**Direction**
Scan the following material for the string "this" and copy each line in which it appears.

**Records provided**
####################

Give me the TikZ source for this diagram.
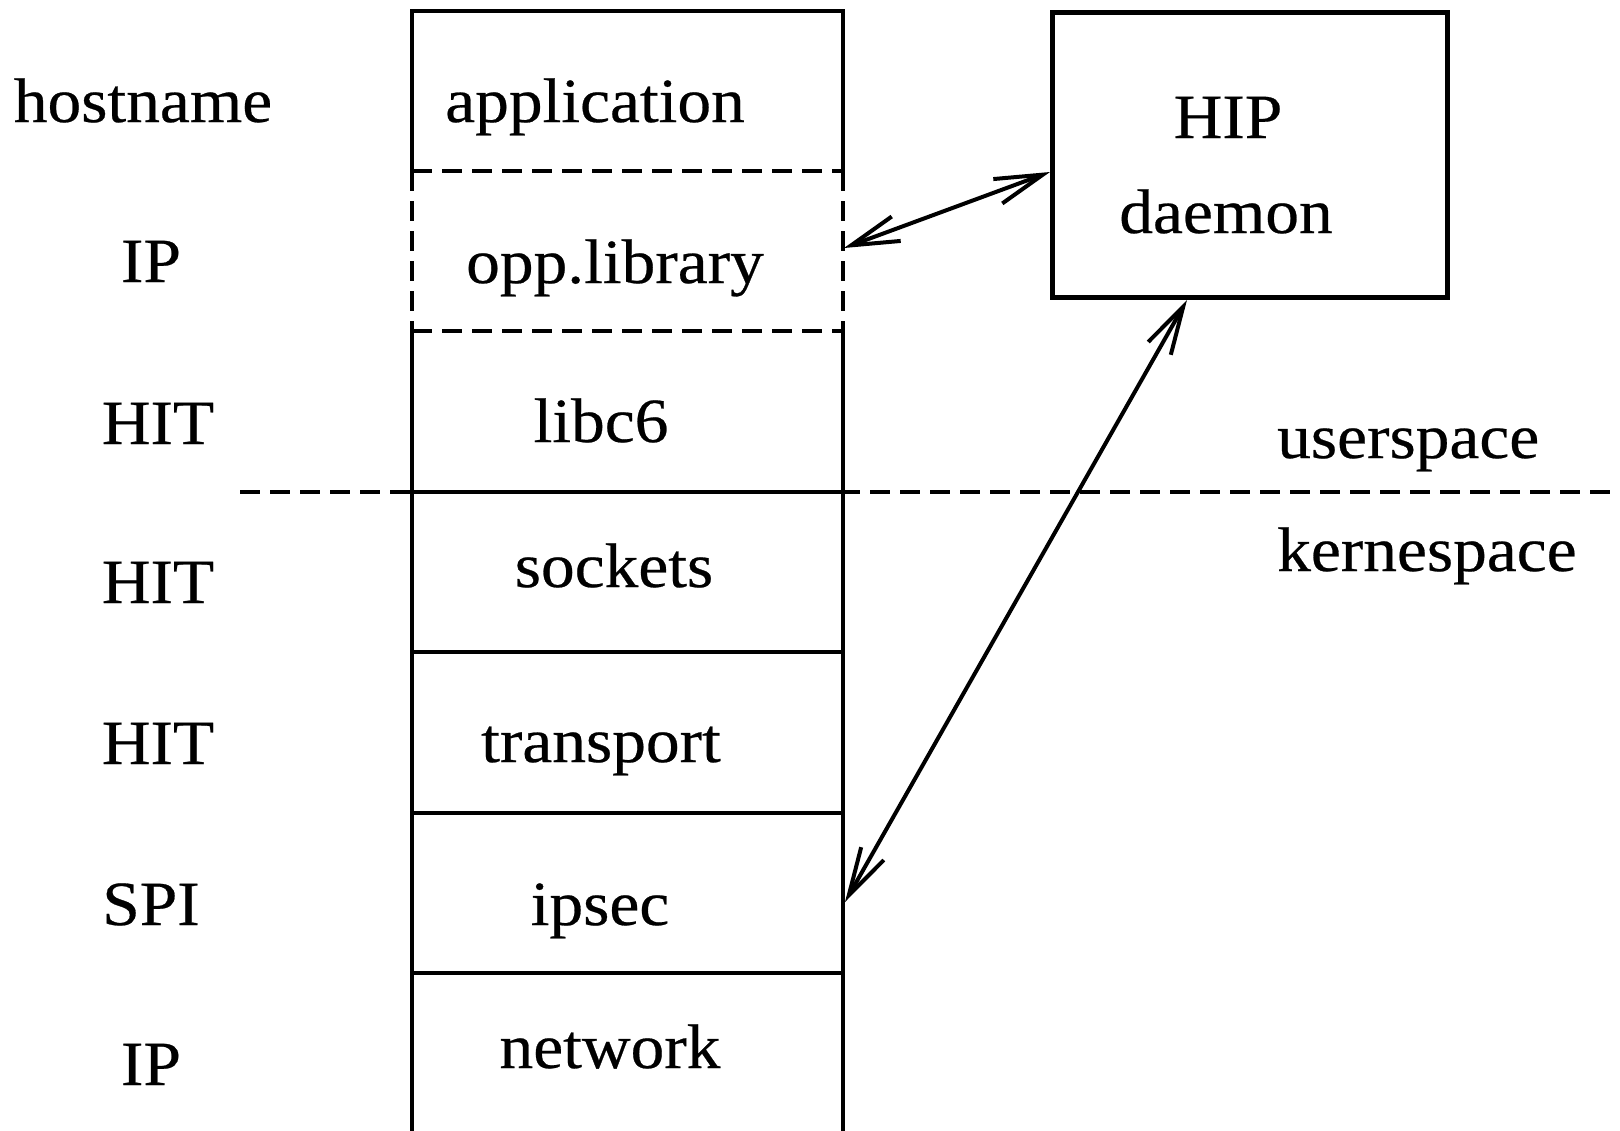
\documentclass[tikz,border=0pt]{standalone}
\usepackage{fontspec}
\setmainfont[FakeStretch=1.07,FakeBold=0.4]{Liberation Serif}
\usetikzlibrary{arrows.meta}
\begin{document}
\begin{tikzpicture}[x=1pt,y=-1pt,
  lbl/.style={anchor=base,inner sep=0pt,font=\fontsize{63}{70}\selectfont},
  llbl/.style={anchor=base west,inner sep=0pt,font=\fontsize{63}{70}\selectfont},
  thick line/.style={line width=4.6pt},
  dsh/.style={line width=4.6pt,dash pattern=on 20pt off 10pt},
  biarrow/.style={line width=4pt,{Straight Barb[length=48pt,width=26pt,line width=4pt]}-{Straight Barb[length=48pt,width=26pt,line width=4pt]}},
  hipbox/.style={draw,line width=4.6pt,minimum width=395pt,minimum height=285pt,inner sep=0pt}
]
\useasboundingbox (0,0) rectangle (1620,1130);
% stack
\draw[thick line] (412,1135) -- (412,331);
\draw[thick line] (843,1135) -- (843,331);
\draw[thick line] (412,171) -- (412,11) -- (843,11) -- (843,171);
\draw[dsh] (412,171) -- (412,331);
\draw[dsh] (843,171) -- (843,331);
\draw[dsh] (412,171) -- (843,171);
\draw[dsh] (412,331) -- (843,331);
\draw[thick line] (412,492) -- (843,492);
\draw[thick line] (412,652) -- (843,652);
\draw[thick line] (412,813) -- (843,813);
\draw[thick line] (412,973) -- (843,973);
% userspace / kernelspace separator
\draw[dsh] (240,492) -- (1625,492);
% stack labels
\node[lbl] (app) at (595,122) {application};
\node[lbl] (opp) at (615,283) {opp.library};
\node[lbl] (libc) at (601,442) {libc6};
\node[lbl] (sock) at (614,587) {sockets};
\node[lbl] (trans) at (601,762) {transport};
\node[lbl] (ipsec) at (600,925) {ipsec};
\node[lbl] (net) at (610,1068) {network};
% left labels
\node[lbl] (l1) at (143,122) {hostname};
\node[lbl] (l2) at (151,282) {IP};
\node[lbl] (l3) at (158,444) {HIT};
\node[lbl] (l4) at (158,603) {HIT};
\node[lbl] (l5) at (158,764) {HIT};
\node[lbl] (l6) at (151,925) {SPI};
\node[lbl] (l7) at (151,1085) {IP};
% HIP daemon
\node[hipbox] (hip) at (1250,155) {};
\node[lbl] (hipt) at (1228,138) {HIP};
\node[lbl] (hipd) at (1226,233) {daemon};
% space labels
\node[llbl] (us) at (1277,458) {userspace};
\node[llbl] (ks) at (1277,571) {kernespace};
% connectors
\coordinate (oppR) at (844,248);
\coordinate (hipL) at (1050,172);
\coordinate (hipB) at (1187,300);
\coordinate (ipsecR) at (845,902);
\draw[biarrow] (oppR) -- (hipL);
\draw[biarrow] (hipB) -- (ipsecR);
\end{tikzpicture}
\end{document}
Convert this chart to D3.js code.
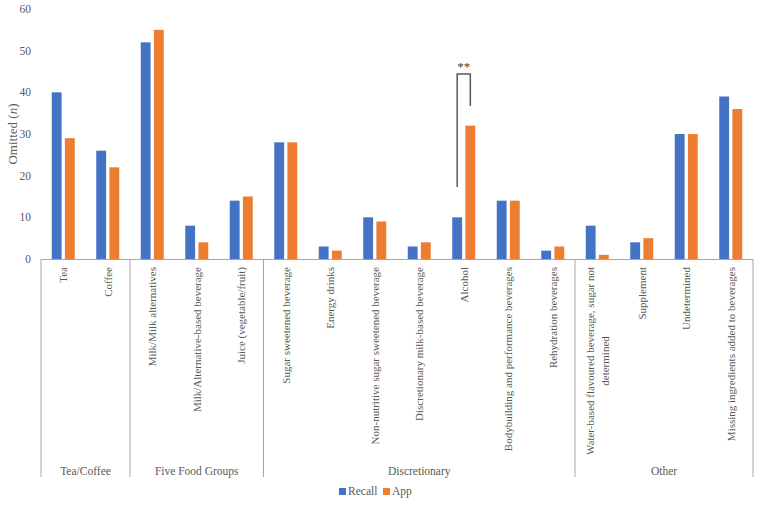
<!DOCTYPE html>
<html><head><meta charset="utf-8">
<script src="https://cdn.jsdelivr.net/npm/d3@7"></script>
<style>body{margin:0;background:#fff}svg{display:block}</style>
</head><body>
<svg id="c" width="762" height="505"></svg>
<script>
const categories = ["Tea","Coffee","Milk/Milk alternatives","Milk/Alternative-based beverage","Juice (vegetable/fruit)","Sugar sweetened beverage","Energy drinks","Non-nutritive sugar sweetened beverage","Discretionary milk-based beverage","Alcohol","Bodybuilding and performance beverages","Rehydration beverages","Water-based flavoured beverage, sugar not determined","Supplement","Undetermined","Missing ingredients added to beverages"];
const groups = ["Tea/Coffee","Tea/Coffee","Five Food Groups","Five Food Groups","Five Food Groups","Discretionary","Discretionary","Discretionary","Discretionary","Discretionary","Discretionary","Discretionary","Other","Other","Other","Other"];
const recall = [40,26,52,8,14,28,3,10,3,10,14,2,8,4,30,39];
const app = [29,22,55,4,15,28,2,9,4,32,14,3,1,5,30,36];
const seriesNames = ["Recall","App"];
const yTicks = [0,10,20,30,40,50,60];
// significance bracket (Alcohol): left foot, top, right foot in data units
const sigCategory = "Alcohol";
const sigLeft = 17.3, sigTop = 44.4, sigRight = 36.7, sigLabel = "**";

const colors = ["#4472C4","#ED7D31"];
const font = "'Liberation Serif', serif";
const svg = d3.select("#c");
const L = 41, R = 753, T = 9, B = 259;
const x = d3.scaleBand().domain(categories).range([L, R]);
const y = d3.scaleLinear().domain([0,60]).range([B, T]);
const xs = d3.scaleBand().domain(seriesNames).range([0, 23]).paddingInner(0.25);
const off = (x.bandwidth() - 23) / 2;

// y ticks
svg.append("g").selectAll("text").data(yTicks).join("text")
  .attr("x", 31).attr("y", d => y(d)).attr("dy", "0.35em")
  .attr("text-anchor", "end").attr("font-family", font).attr("font-size", 11.5)
  .attr("fill", "#595959").text(d => d);

// axis title
const at = svg.append("text").attr("transform", `translate(17,${(T+B)/2}) rotate(-90)`)
  .attr("text-anchor", "middle").attr("font-family", font).attr("font-size", 13).attr("fill", "#595959");
at.append("tspan").text("Omitted (");
at.append("tspan").attr("font-style", "italic").text("n");
at.append("tspan").text(")");

// bars
const vals = [recall, app];
seriesNames.forEach((s, si) => {
  svg.append("g").selectAll("rect").data(categories).join("rect")
    .attr("x", d => x(d) + off + xs(s)).attr("width", xs.bandwidth())
    .attr("y", (d, i) => y(vals[si][i])).attr("height", (d, i) => y(0) - y(vals[si][i]))
    .attr("fill", colors[si]);
});

// axis line
svg.append("line").attr("x1", L).attr("x2", R).attr("y1", B + 0.5).attr("y2", B + 0.5)
  .attr("stroke", "#A6A6A6").attr("stroke-width", 1);

// group dividers
const bottom = 477;
const boundaries = [0];
groups.forEach((g, i) => { if (i > 0 && g !== groups[i-1]) boundaries.push(i); });
boundaries.push(categories.length);
svg.append("g").selectAll("line").data(boundaries).join("line")
  .attr("x1", i => i < categories.length ? x(categories[i]) : R)
  .attr("x2", i => i < categories.length ? x(categories[i]) : R)
  .attr("y1", B).attr("y2", bottom).attr("stroke", "#A6A6A6").attr("stroke-width", 1);

// group labels
const groupNames = [...new Set(groups)];
svg.append("g").selectAll("text").data(groupNames).join("text")
  .attr("x", g => {
    const idx = groups.map((d,i)=>d===g?i:-1).filter(i=>i>=0);
    return (x(categories[idx[0]]) + x(categories[idx[idx.length-1]]) + x.bandwidth()) / 2;
  })
  .attr("y", 475).attr("text-anchor", "middle").attr("font-family", font)
  .attr("font-size", 11.5).attr("fill", "#595959").text(g => g);

// category labels
const wrap = {"Water-based flavoured beverage, sugar not determined": ["Water-based flavoured beverage, sugar not", "determined"]};
categories.forEach(c => {
  const lines = wrap[c] || [c];
  const cx = x(c) + x.bandwidth() / 2;
  const t = svg.append("text").attr("transform", `translate(${cx},267) rotate(-90)`)
    .attr("font-family", font).attr("font-size", 11).attr("fill", "#595959");
  if (lines.length > 1) {
    t.attr("text-anchor", "middle");
    const spans = lines.map((ln, k) => t.append("tspan").attr("y", (k - (lines.length-1)/2) * 15 + 4).text(ln));
    const w = spans[0].node().getComputedTextLength();
    spans.forEach(s => s.attr("x", -w/2));
  } else {
    t.attr("text-anchor", "end");
    t.append("tspan").attr("x", 0).attr("y", 4).text(c);
  }
});

// significance bracket
const sx0 = x(sigCategory) + off + xs("Recall") + xs.bandwidth()/2;
const sx1 = x(sigCategory) + off + xs("App") + xs.bandwidth()/2;
svg.append("path").attr("d", `M${sx0},${y(sigLeft)}V${y(sigTop)}H${sx1}V${y(sigRight)}`)
  .attr("fill", "none").attr("stroke", "#595959").attr("stroke-width", 1.5);
svg.append("text").attr("x", (sx0+sx1)/2).attr("y", y(sigTop) - 3).attr("text-anchor", "middle")
  .attr("font-family", font).attr("font-size", 13).attr("fill", "#404040").text(sigLabel);

// legend
const leg = svg.append("g");
[[345, 0], [389, 1]].forEach(([lx, si]) => {
  leg.append("rect").attr("x", lx - 6).attr("y", 488).attr("width", 7).attr("height", 7).attr("fill", colors[si]);
  leg.append("text").attr("x", lx + 3).attr("y", 495).attr("font-family", font).attr("font-size", 11.5)
    .attr("fill", "#595959").text(seriesNames[si]);
});
</script>
</body></html>
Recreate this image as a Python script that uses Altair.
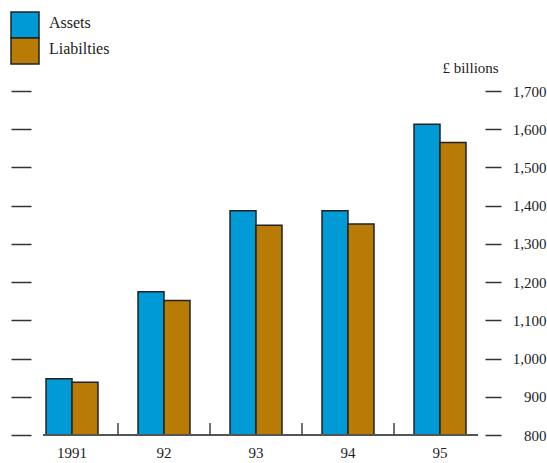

####################

**Answer**
Give me the TikZ source for this diagram.
Convert this chart to D3.js code.
Recreate this image as a Python script that uses Altair.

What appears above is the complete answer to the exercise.